The query optimizer performs a cost-based search to convert a logical query plan into an executable physical query plan. You will build upon the cmu-db/optd framework. The query optimizer receives a logical plan from Apache Datafusion and must output a compatible Datafusion plan. Being compatible means we can take the query plan output by your query optimizer and execute the plan with Datafusion. There are three broad sub-projects within this category. Each group is expected to work on a separate sub-project.

Cost Model

The cost model estimates the cost of executing a given query plan. Historically, cost models have been heuristics-based with magic constants and rely on statistics to estimate the work a given query plan operator will perform. Recent research has pushed toward adaptive cost models incorporating live statistics from query execution to refine the cost estimates for future invocations. The goals for this sub-project are two-fold: (1) create a functional cost model from statistics in the catalog and (2) incorporate adaptivity from live statistics.

Expression Optimization

Expression optimization focuses on optimizing the expressions that appear in the query plan. For instance, a scan node can have a filter a <= 1 + 2 which can be optimized to the equivalent filter a <= 3. More exotic optimizations can leverage information about the data or a partition of the data to eliminate the predicate. This sub-project aims to extend the optd framework to support evaluating and optimizing expressions.

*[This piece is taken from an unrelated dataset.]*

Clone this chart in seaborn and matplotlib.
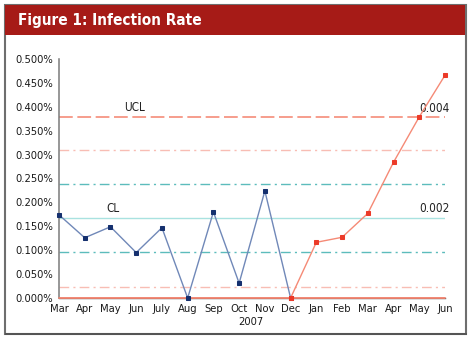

Logical and Physical Optimization

Logical optimization focuses on rewriting queries while preserving the query's meaning. These are primarily rule-based. A simple rule could be to flip a join operator's left and right child. Another rule can push a filter through a join operator to a scan operator (i.e., predicate pushdown). A more complex rule can rewrite a subquery into a join operator. Naturally, logical optimization does not produce executable Apache Datafusion-compatible query plans. Physical optimization focuses on selecting the particular executable approach for a given logical operator. For instance, an optimizer could implement a join operator with a nested loop join, a hash join, or a broadcast join. This sub-project aims to augment optd to support a richer class of rewrites and a principled mechanism of applying rules across a large search space.

Collaboration Policy

WARNING: All of the code for the core portion of your project must be your own. You may not copy source code from other sources that you find on the web without discussing it with the instructors first. Plagiarism will not be tolerated. See CMU's Policy on Academic Integrity for additional information.